**Problem to solve**
Wherever the word "React" appears in a line, extract that line.

**Stored data**
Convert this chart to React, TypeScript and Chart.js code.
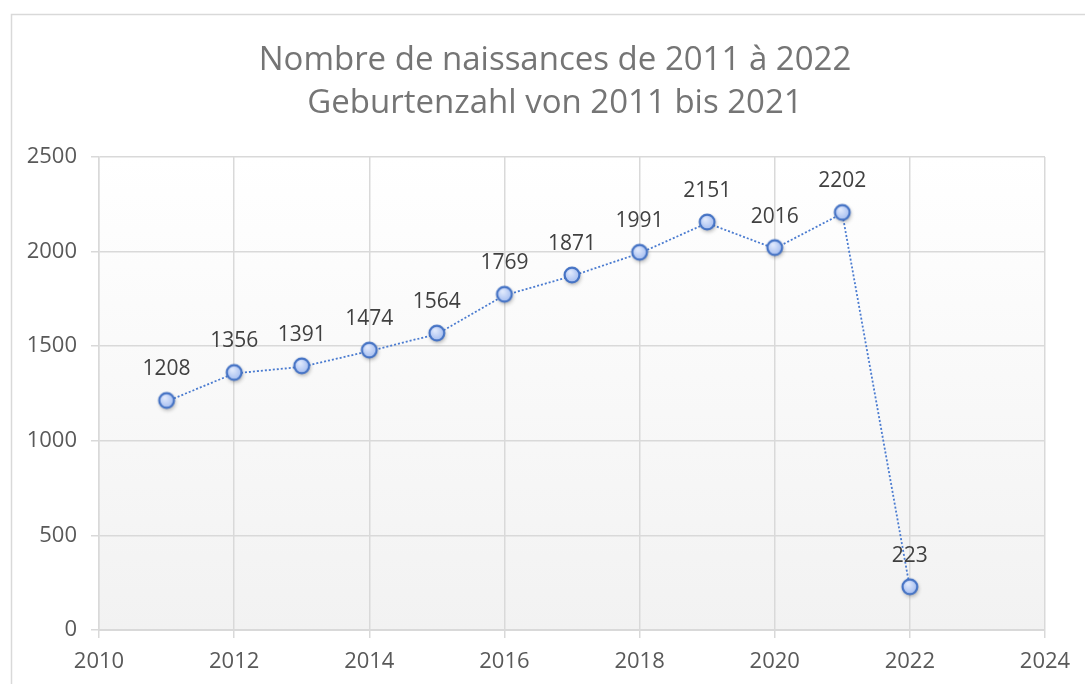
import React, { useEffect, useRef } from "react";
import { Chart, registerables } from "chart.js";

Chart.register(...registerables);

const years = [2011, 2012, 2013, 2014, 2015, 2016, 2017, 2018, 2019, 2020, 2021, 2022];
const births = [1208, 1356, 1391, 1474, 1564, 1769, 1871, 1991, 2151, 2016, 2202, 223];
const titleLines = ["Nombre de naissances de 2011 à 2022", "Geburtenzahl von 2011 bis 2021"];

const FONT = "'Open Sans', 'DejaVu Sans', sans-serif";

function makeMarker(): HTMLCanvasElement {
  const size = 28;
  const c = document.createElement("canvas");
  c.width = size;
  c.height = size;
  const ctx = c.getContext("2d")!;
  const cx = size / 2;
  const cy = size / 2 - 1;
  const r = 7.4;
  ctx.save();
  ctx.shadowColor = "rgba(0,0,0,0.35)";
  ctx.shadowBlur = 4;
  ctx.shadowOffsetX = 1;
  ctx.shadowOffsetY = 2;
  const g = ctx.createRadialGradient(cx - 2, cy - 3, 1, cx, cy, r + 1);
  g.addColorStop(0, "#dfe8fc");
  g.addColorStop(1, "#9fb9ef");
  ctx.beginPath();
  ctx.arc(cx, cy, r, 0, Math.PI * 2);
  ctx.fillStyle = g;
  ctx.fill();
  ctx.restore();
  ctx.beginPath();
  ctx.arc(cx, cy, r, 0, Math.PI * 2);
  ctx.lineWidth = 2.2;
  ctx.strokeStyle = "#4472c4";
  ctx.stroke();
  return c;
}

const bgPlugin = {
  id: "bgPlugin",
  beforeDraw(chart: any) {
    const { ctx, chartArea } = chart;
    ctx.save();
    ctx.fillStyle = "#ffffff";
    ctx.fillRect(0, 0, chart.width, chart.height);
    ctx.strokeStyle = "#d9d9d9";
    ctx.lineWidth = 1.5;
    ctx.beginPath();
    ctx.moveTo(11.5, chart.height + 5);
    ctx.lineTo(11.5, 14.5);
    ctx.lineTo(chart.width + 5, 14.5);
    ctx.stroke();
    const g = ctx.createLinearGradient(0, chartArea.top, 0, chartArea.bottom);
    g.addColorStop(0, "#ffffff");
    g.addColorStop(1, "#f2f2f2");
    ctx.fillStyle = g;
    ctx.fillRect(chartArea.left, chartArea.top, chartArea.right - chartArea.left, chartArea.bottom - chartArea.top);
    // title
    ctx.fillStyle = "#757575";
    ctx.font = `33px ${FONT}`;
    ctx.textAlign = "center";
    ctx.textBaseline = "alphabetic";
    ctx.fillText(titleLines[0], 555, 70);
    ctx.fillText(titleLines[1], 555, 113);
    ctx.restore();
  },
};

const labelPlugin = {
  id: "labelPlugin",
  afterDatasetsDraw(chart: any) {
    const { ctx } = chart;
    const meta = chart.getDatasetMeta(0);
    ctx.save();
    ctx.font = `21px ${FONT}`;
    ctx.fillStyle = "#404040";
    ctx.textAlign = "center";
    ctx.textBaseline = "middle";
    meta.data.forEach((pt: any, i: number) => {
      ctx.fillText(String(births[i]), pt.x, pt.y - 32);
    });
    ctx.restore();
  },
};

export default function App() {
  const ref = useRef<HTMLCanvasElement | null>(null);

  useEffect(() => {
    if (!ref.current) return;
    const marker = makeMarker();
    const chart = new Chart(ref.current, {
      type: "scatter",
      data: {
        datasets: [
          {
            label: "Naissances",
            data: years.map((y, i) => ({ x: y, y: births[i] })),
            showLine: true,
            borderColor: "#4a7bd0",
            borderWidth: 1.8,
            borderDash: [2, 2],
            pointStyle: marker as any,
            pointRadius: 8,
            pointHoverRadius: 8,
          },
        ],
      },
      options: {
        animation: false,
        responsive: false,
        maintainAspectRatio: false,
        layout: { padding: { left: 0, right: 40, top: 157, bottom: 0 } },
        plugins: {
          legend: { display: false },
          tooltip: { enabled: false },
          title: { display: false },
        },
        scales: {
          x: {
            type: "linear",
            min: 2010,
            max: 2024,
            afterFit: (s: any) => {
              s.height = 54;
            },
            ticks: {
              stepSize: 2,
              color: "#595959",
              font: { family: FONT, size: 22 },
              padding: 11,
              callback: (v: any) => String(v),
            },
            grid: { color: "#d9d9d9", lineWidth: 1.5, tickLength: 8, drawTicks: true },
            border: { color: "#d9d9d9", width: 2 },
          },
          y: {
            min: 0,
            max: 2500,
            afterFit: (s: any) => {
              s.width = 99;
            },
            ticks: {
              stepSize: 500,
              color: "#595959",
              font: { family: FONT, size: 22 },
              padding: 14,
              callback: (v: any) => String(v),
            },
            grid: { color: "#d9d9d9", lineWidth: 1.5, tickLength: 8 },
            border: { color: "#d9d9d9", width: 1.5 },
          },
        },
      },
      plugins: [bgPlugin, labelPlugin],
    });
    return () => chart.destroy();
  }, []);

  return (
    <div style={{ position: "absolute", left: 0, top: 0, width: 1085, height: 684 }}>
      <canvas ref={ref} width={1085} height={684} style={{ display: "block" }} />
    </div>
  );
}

**Solution below**
Convert this chart to React, TypeScript and Chart.js code.
import React, { useEffect, useRef } from "react";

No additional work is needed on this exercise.